- [Stated exercise]: Copy each line that has the string "matplotlib" somewhere in it.

- [Provided data]:
□ □ □ □

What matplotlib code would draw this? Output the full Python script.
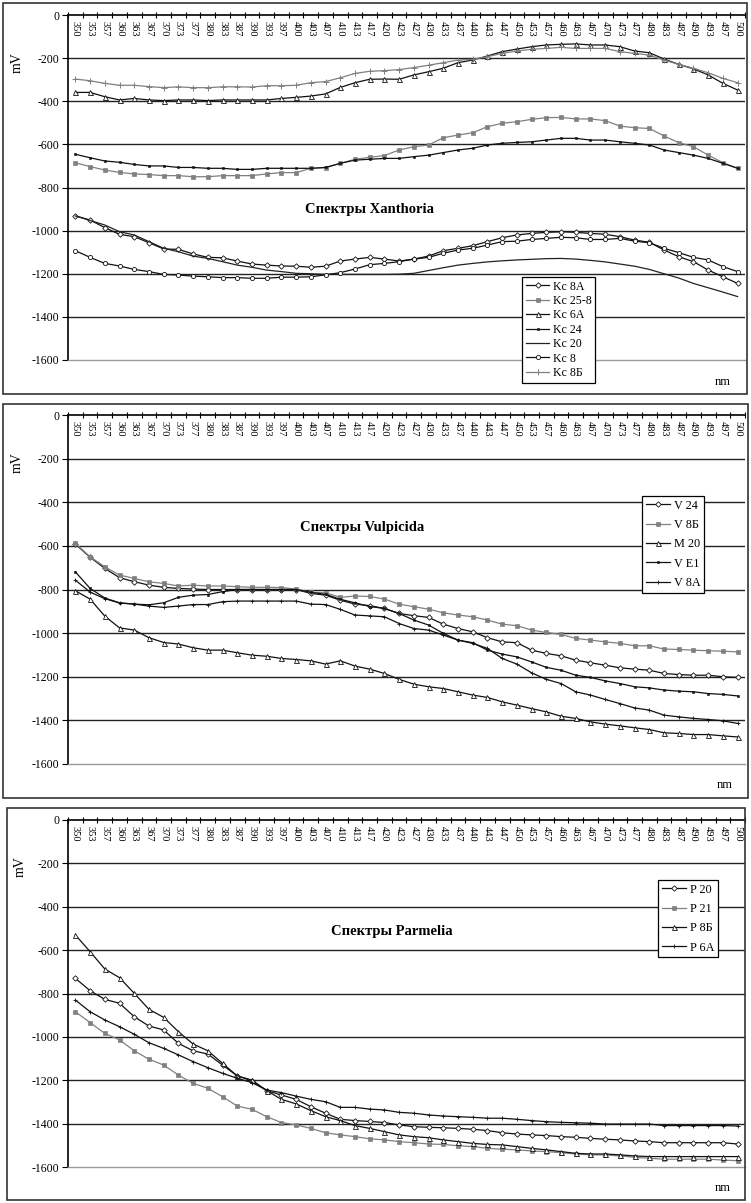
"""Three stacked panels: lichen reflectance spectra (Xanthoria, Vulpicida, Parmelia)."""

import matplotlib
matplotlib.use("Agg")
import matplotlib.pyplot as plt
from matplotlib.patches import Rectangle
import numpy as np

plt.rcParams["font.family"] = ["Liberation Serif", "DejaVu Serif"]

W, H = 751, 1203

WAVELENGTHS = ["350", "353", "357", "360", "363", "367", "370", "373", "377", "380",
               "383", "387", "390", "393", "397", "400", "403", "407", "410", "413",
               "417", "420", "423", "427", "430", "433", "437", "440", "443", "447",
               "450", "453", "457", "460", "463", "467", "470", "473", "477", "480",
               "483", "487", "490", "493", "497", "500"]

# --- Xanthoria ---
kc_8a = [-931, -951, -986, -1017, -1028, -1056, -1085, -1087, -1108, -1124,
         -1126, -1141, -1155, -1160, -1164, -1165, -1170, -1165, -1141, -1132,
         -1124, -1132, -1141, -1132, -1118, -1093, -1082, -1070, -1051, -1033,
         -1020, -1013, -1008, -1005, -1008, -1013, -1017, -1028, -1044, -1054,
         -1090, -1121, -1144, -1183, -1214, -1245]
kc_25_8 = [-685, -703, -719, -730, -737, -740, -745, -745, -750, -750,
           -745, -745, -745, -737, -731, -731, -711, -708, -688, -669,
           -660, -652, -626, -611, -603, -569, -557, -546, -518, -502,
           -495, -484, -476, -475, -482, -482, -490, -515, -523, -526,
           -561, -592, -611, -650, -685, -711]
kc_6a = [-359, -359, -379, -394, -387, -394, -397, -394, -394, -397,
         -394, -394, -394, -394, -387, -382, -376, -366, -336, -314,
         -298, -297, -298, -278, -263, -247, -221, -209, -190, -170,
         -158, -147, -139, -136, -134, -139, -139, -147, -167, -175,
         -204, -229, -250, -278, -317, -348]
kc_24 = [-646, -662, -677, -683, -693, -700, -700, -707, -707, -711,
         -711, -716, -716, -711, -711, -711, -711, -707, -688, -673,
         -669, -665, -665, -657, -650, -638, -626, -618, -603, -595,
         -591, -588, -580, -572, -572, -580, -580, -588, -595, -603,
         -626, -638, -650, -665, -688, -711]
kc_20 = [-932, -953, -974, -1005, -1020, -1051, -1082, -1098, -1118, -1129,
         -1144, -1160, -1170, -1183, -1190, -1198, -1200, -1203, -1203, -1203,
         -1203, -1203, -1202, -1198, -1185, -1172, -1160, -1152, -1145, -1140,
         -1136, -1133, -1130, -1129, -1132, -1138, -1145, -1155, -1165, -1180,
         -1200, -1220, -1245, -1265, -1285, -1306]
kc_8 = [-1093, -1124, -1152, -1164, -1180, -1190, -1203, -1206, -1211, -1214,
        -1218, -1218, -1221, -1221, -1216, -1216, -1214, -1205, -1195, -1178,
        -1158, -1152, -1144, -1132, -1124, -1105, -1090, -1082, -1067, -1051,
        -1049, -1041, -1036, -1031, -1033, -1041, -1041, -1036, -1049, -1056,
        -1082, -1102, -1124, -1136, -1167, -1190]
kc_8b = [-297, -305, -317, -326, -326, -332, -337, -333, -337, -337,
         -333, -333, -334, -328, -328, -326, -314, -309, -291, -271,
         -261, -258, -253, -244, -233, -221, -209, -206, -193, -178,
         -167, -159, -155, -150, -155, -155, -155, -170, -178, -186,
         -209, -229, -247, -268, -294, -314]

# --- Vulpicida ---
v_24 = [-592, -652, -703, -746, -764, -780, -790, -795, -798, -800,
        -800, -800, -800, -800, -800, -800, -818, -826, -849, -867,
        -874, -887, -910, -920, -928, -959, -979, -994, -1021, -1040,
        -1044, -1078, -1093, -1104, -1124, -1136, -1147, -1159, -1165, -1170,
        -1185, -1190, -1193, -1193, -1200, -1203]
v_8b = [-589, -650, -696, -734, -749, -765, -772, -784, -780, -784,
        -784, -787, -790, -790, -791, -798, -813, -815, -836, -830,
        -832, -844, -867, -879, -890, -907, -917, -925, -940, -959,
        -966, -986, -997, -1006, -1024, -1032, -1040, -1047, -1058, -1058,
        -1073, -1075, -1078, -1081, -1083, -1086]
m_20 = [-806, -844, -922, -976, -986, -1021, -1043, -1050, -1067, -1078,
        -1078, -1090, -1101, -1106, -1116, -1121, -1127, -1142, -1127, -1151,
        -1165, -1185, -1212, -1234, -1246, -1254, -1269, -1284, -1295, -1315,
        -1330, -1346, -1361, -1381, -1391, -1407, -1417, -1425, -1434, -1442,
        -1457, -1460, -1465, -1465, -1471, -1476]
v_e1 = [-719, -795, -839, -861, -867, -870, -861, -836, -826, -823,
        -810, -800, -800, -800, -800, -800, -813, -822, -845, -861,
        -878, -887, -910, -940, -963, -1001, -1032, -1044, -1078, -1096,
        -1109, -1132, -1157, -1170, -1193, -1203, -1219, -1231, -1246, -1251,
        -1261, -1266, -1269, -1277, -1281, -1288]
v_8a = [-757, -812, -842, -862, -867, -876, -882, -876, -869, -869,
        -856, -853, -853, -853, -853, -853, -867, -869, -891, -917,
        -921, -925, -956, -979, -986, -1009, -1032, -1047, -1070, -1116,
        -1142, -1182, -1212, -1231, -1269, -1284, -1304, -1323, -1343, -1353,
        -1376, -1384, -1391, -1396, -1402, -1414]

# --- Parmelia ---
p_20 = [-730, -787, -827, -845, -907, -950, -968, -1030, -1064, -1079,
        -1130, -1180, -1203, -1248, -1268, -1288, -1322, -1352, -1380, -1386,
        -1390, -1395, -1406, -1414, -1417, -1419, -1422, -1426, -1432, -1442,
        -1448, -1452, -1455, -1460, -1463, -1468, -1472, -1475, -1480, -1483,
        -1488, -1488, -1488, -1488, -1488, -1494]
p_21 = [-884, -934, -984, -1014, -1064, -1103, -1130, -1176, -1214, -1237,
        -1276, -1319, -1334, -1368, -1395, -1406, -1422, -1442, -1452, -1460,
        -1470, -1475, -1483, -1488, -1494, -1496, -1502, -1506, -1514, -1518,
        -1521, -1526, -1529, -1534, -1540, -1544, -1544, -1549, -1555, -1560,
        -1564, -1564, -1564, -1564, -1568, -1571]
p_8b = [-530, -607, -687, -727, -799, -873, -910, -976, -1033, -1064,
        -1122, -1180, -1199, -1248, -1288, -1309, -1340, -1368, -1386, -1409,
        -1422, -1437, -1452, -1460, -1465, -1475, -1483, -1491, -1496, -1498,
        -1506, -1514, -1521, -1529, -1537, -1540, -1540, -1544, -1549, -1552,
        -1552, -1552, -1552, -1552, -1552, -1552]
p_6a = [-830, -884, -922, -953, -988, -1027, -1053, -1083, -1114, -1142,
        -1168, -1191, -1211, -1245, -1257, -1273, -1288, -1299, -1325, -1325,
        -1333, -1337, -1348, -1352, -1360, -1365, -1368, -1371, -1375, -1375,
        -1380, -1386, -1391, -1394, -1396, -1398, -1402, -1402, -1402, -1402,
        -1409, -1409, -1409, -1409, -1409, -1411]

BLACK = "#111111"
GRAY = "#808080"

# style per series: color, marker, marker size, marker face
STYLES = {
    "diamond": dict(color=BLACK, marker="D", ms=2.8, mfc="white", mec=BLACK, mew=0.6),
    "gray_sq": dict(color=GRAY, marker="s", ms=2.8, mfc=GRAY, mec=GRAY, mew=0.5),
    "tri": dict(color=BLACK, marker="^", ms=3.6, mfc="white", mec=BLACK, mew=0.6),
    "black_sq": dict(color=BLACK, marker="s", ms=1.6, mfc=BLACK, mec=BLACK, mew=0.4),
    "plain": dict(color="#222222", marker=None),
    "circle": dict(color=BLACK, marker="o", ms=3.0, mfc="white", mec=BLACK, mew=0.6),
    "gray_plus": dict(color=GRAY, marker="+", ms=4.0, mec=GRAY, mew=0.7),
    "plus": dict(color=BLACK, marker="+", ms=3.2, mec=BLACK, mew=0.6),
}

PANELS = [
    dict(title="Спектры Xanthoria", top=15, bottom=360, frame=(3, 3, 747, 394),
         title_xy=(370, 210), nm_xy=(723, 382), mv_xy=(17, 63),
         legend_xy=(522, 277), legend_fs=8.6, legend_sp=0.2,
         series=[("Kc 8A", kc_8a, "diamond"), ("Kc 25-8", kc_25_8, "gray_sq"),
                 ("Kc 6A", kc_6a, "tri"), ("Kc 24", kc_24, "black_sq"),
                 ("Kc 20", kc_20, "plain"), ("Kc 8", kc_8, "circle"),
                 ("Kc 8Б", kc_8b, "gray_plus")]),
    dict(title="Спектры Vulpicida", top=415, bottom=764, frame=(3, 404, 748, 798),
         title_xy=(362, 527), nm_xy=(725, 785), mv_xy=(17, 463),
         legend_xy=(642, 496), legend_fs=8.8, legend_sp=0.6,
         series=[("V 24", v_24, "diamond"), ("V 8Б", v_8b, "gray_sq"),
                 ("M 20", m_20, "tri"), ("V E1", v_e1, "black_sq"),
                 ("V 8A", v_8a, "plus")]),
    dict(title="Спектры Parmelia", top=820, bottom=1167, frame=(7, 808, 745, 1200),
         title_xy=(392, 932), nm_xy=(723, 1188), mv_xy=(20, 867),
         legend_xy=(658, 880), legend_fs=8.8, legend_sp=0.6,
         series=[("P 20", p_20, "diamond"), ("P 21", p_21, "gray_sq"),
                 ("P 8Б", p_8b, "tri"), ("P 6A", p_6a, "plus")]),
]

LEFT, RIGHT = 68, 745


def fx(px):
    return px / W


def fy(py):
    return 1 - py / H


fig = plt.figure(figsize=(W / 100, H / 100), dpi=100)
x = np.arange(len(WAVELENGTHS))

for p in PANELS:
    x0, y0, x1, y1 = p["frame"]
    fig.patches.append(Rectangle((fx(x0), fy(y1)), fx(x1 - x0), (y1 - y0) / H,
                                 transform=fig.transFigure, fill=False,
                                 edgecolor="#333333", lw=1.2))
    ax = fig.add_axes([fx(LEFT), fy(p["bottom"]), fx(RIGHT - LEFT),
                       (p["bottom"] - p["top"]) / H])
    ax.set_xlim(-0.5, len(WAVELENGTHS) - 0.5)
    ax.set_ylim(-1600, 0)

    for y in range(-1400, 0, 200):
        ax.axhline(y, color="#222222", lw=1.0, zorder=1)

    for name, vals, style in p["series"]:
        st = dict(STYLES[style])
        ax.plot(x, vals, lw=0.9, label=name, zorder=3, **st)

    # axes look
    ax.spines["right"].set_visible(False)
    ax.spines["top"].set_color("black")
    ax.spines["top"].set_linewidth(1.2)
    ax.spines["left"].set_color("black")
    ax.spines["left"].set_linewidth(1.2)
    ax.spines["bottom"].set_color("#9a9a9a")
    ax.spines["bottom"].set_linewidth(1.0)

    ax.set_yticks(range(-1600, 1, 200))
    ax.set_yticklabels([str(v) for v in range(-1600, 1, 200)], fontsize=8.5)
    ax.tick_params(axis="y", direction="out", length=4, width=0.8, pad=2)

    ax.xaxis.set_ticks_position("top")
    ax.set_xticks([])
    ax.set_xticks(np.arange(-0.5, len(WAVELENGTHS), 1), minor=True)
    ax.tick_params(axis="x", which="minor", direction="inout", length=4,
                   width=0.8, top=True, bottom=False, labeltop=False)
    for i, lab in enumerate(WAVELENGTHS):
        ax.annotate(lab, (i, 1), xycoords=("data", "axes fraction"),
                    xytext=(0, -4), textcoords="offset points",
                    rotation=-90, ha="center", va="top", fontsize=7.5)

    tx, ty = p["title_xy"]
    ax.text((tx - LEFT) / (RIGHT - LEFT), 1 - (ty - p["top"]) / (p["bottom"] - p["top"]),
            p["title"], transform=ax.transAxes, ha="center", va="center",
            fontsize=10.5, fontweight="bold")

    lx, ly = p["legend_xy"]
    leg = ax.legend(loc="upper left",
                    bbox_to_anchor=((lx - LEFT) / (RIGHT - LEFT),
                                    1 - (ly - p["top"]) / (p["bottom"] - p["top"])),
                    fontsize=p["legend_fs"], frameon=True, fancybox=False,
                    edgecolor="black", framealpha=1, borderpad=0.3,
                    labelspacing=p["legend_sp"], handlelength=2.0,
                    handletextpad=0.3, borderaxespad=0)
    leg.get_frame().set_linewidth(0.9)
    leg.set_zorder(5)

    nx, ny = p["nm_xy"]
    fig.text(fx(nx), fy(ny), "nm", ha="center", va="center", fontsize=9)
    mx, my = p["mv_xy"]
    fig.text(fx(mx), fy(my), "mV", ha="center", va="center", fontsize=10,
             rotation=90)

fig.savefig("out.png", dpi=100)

□ □ □ □

- [Result for this exercise]:
What matplotlib code would draw this? Output the full Python script.
import matplotlib
matplotlib.use("Agg")
import matplotlib.pyplot as plt
from matplotlib.patches import Rectangle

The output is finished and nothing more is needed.